Savaşın ve barışın aktörleri
Türkiye’de devlet ile Kürt Özgürlük Hareketi arasındaki çatışma, klasik bir merkez-çevre geriliminden ziyade, bir halkın varlık mücadelesiyle devletin egemenlik anlayışı arasındaki derin ideolojik ve tarihsel çelişkiyi yansıtır. Bu nedenle çatışmanın çözümü, yalnızca silahların susmasıyla değil; bu çelişkinin siyasal ve kültürel düzeyde yeniden ele alınmasıyla mümkündür.
Devlet, uzun yıllar boyunca savaşın hem faili hem de meşrulaştırıcısı olmuştur.
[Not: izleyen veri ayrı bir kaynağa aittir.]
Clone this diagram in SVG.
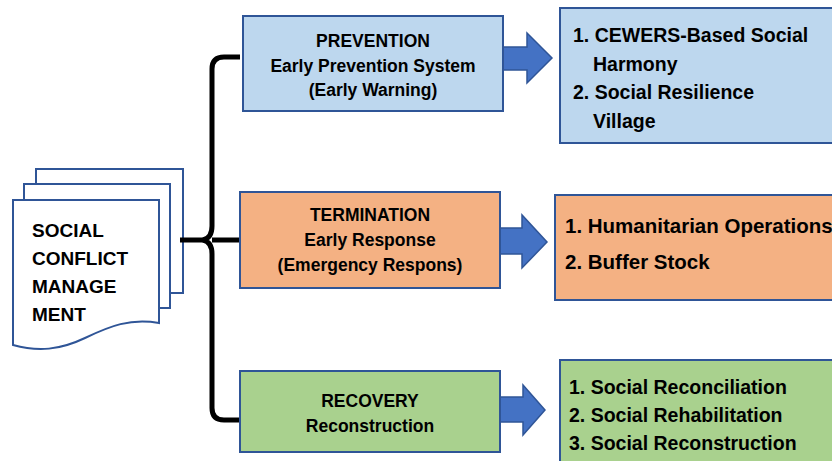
<svg xmlns="http://www.w3.org/2000/svg" width="832" height="461" viewBox="0 0 832 461">
<style>
text{font-family:"Liberation Sans",Arial,sans-serif;font-weight:bold;fill:#000}
.mid{font-size:17.5px;text-anchor:middle}
.rt{font-size:19.5px}
.doc{font-size:19px}
.box{stroke:#2F5597;stroke-width:2}
.blue{fill:#BDD7EE}.orange{fill:#F4B183}.green{fill:#A9D18E}
.page{fill:#fff;stroke:#2F5597;stroke-width:2}
.arr{fill:#4472C4;stroke:#2F5597;stroke-width:1.5}
.brace{fill:none;stroke:#000;stroke-width:5;stroke-linecap:butt}
</style>
<g id="doc">
<rect class="page" x="36" y="169" width="147" height="124"/>
<rect class="page" x="24" y="184" width="146" height="124"/>
<path class="page" d="M13,200 H159 V323 C130,318 110,326 85,338 C60,350 38,352 13,345 Z"/>
<text class="doc" x="32" y="237">SOCIAL</text>
<text class="doc" x="32" y="265">CONFLICT</text>
<text class="doc" x="32" y="293">MANAGE</text>
<text class="doc" x="32" y="321">MENT</text>
</g>
<g id="connectors">
<path class="brace" d="M240,57 H224 Q212,57 212,69 V226 Q212,238 203,240 Q212,242 212,254 V408 Q212,420 224,420 H240"/>
<path class="brace" d="M180,240 H205 M212,240 H240"/>
<path class="arr" d="M503,47 H527 V33 L552,58 L527,83 V70 H503 Z"/>
<path class="arr" d="M500,228 H522 V215 L547,242 L522,268 V254 H500 Z"/>
<path class="arr" d="M500,397 H523 V385 L545,410 L523,435 V422 H500 Z"/>
</g>
<g id="prevention">
<rect class="box blue" x="243" y="16" width="260" height="95"/>
<text class="mid" x="373" y="47">PREVENTION</text>
<text class="mid" x="373" y="72">Early Prevention System</text>
<text class="mid" x="373" y="96">(Early Warning)</text>
</g>
<g id="termination">
<rect class="box orange" x="240" y="192" width="260" height="96"/>
<text class="mid" x="370" y="221">TERMINATION</text>
<text class="mid" x="370" y="246">Early Response</text>
<text class="mid" x="370" y="271">(Emergency Respons)</text>
</g>
<g id="recovery">
<rect class="box green" x="240" y="371" width="260" height="81"/>
<text class="mid" x="370" y="407">RECOVERY</text>
<text class="mid" x="370" y="432">Reconstruction</text>
</g>
<g id="prevention-items">
<rect class="box blue" x="560" y="8" width="290" height="135"/>
<text class="rt" x="573" y="42">1. CEWERS-Based Social</text>
<text class="rt" x="593" y="71">Harmony</text>
<text class="rt" x="573" y="99">2. Social Resilience</text>
<text class="rt" x="593" y="128">Village</text>
</g>
<g id="termination-items">
<rect class="box orange" x="555" y="195" width="295" height="105"/>
<text class="rt" x="565" y="233" style="font-size:20.5px">1. Humanitarian Operations</text>
<text class="rt" x="565" y="269" style="font-size:20.5px">2. Buffer Stock</text>
</g>
<g id="recovery-items">
<rect class="box green" x="560" y="360" width="290" height="110"/>
<text class="rt" x="569" y="394">1. Social Reconciliation</text>
<text class="rt" x="569" y="422">2. Social Rehabilitation</text>
<text class="rt" x="569" y="450">3. Social Reconstruction</text>
</g>
</svg>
Ancak son yıllarda devletin bazı aktörleri tarafından yapılan “yeni başlangıç” ve “demokratik çözüm” çağrıları, savaşın yürütücüsünün barışın da taşıyıcısı olabileceğine dair bir kapı aralamıştır. Aynı şekilde, Kürt Özgürlük Hareketi de bu çağrılara tarihsel sorumluluk bilinciyle karşılık vermiş ve barışa dair yaratıcı bir irade ortaya koymuştur. Bu karşılıklı tutum, barışın ancak “birincil aktörler” eliyle kurulabileceğini doğrular niteliktedir.
Yeni bir başlangıç
Barış, yalnızca savaşın bitimi değil, aynı zamanda yeni bir toplumsallığın kurulmasıdır. Demokratik toplum, bu anlamda barışın hem taşıyıcısı hem de kurucu zemini olabilir. Çünkü demokratik toplum, çoğunluğun tahakkümünü değil, çoğulluğun eşitliğini esas alır. Bu bağlamda Türkiye’de barış süreci, yalnızca bir “sorun çözümü” değil; aynı zamanda bir “sistem dönüşümü” olarak ele alınmalıdır.
Devletin, güvenlikçi paradigmayı terk ederek demokratik bir cumhuriyet tahayyülüne yönelmesi; Kürt hareketinin de çetin askeri mücadeleyi demokratik siyasete evriltmesi bu yeni toplumsal sözleşmenin koşullarını oluşturur. Böylece barış, hukuki bir metin olmaktan çıkar; toplumsal bir zihniyet dönüşümünün ürünü haline gelir.
Komşu devletler
Barış süreci sadece Türkiye ile sınırlı değildir. Kürt meselesi, sınırları aşan bir gerçeklik olduğu için İran, Irak ve Suriye gibi ülkeleri de doğrudan ilgilendirmektedir. Türkiye’nin bu süreçte öncü bir rol üstlenmesi, sadece iç siyasal dönüşüm açısından değil; bölgesel barış ve istikrar açısından da büyük önem taşır. Ancak bu öncülük, hegemonik bir müdahale değil; çoğulcu ve yaratıcı bir çözüm vizyonuyla mümkün olabilir.
Yaratıcı sorumluluk
Barış, ne kendiliğinden gelir ne de sadece iyi niyetle inşa edilir. O, tarihin belli bir eşiğinde doğan, yaratıcı ve kolektif bir sorumluluğun ürünüdür. Türkiye bugün böyle bir eşiğin eşiğindedir. Bu eşiği atlayacak olanlar ise savaşın yükünü taşıyanlardır. Çünkü savaşı durdurma gücü olanlar, aynı zamanda barışı kurma kudretine de sahiptir. Bu noktada devlete ve özgürlük hareketine düşen görev, geçmişin değil geleceğin yükünü taşımaktır.
Savaş bir gerçekliktir; ama barış bir olanaktır. Ve olanaklar, ancak cesaretle ve diyalektik dönüşümle gerçeğe dönüşür. Barışı, ancak savaşanlar kurabilir. Ve bu barış, demokratik bir topluma açılan yeni bir çağ olabilir.